Label: Warner Brothers
Year: 1992
Home: n/a
Members: Tommy Shaw ~ vocals/guitars
Ted Nugent ~ guitars/vocals
Jack Blades ~ bass/vocals
Michael Cartellone ~ drums
Additional: Robbie Buchanan ~ keyboards
Tower of Power ~ horns
Paul Buckmaster ~ strings
This album was a guilty pleasure when I first heard it. I'm a Yankee of two centuries, so the name immediately caught my eye, while I liked the single I
heard on the radio, "Where You Goin' Now." I didn't need much more
incentive to investigate, particularly as I was at an age where I wanted
to hear everything & anything that was musical. I'll confess I didn't know Ted Nugent, nor could I tell you what hits Styx had to their name. Nor had I heard D.Y.'s even more commercially successful debut album. If I had heard the single from that album, "High Enough," I didn't know it was the same band. Many critics call that debut the better of their two albums, yet, stepping back from nostalgia & listening again as I write this, I think this is in many ways just as good as the debut. Really, they have different attributes. I think this album is more even & uniform musically than the debut. That album always struck me as a band exploring, not quite sure what their sound was. Yet, I will give it credit for being the more musically diverse album. Second, where this lacks diversity, it makes up that by packing a huge guitar swingin' groin thrustin' punch in the gut that I never got on the debut. The songs are all strong, though at times blending together, but never take the foot off the pedal. The dynamics & energy are cranked up high here, while the layers of sound rope you in & keep you in for the full ride.
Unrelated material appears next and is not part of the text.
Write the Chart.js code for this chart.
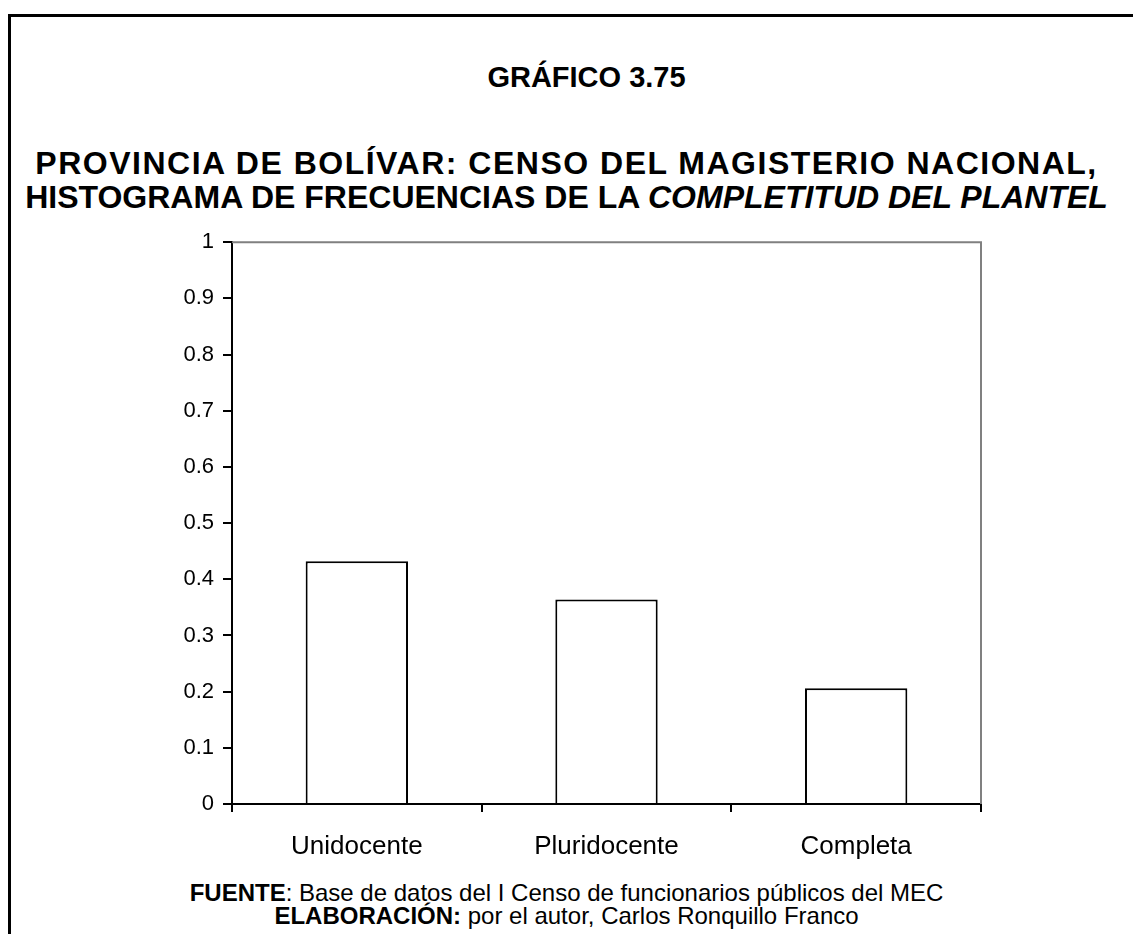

This is a monster rock album, maybe hair metal excess at its extreme best, where its failures are lifted up by its strengths. Ted Nugent shines in all his charismatic bigger than life glory with one amazing solo after another. He single-highhandedly catapults the album from its AOR basics to a high flying trapeze act of hair wavin' rock. I've heard most of his catalog & rate his work with D.Y. as some of his best.